A Sun Fire T2000 server functions as a network attached storage (NAS) head for the company’s Windows users who access the file system through Samba open-source software. “The T2000 offers a processor that doesn’t generate much heat but has the ability to run many threads,” says Peterson. Employees routinely use the system to work with satellite images ranging from 500-megabyte photos to 6-gigabyte mosaics delivered over the company’s 10-Gbps network. MDA Federal’s image archive is 2.2 petabytes, most of which is stored on tape; 100 terabytes are available on disk for immediate access.

Additionally, MDA Federal uses Sun Fire V880 servers for image processing, Sun Fire V240 servers for Web-tier and FTP functions, and a Sun Fire V20z server for email. Half of the company’s servers run the Solaris 10 Operating System, and the remainder run Solaris 9 OS, UNIX, Linux, or Windows. The company’s Sun hardware is backed by a SunSpectrum Silver Service Plan.

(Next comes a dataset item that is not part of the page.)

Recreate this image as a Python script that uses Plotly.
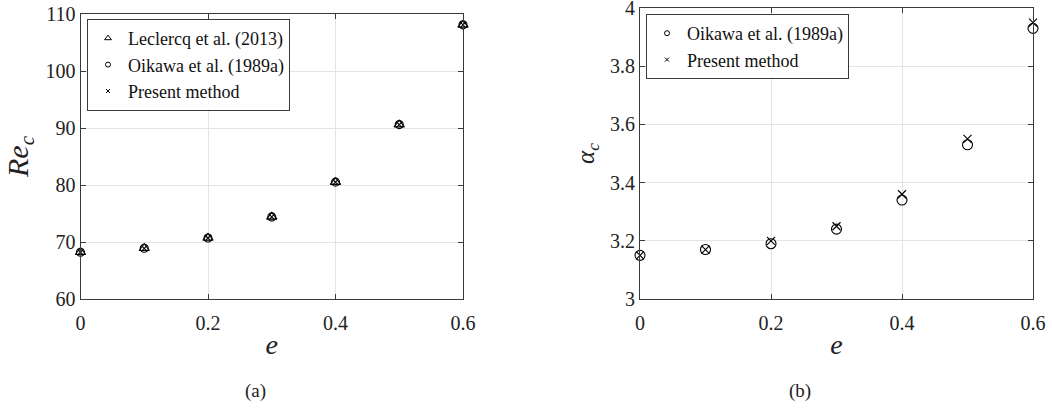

MDA Federal trusts its Sun SAM system to continually and automatically archive mission-critical information. “We’ve never had a problem recovering data,” says Peterson. “I have 100-percent confidence in the system. Our scientists don’t have to be involved with managing their data; all they have to do is access it, and the system takes care of managing it for them. Also, because our people don’t have to worry about making mistakes, such as accidentally deleting or corrupting files, they are more inclined to experiment with their data.”

Experimenting with the data has led to improved services, — for example, MDA Federal’s upcoming Correlated Land Change (CLC) system that analyzes satellite images and creates models of how land cover changes over time. These models can be used to study everything from the effects of climate change to large-scale civil engineering projects but they cost just pennies per square kilometer. “CLC will save several hundred labor hours compared to manually analyzing images,” says Peterson. “It’s a direct spinoff of our other global data offerings, and we attribute the success of all of them to our Sun SAM system.”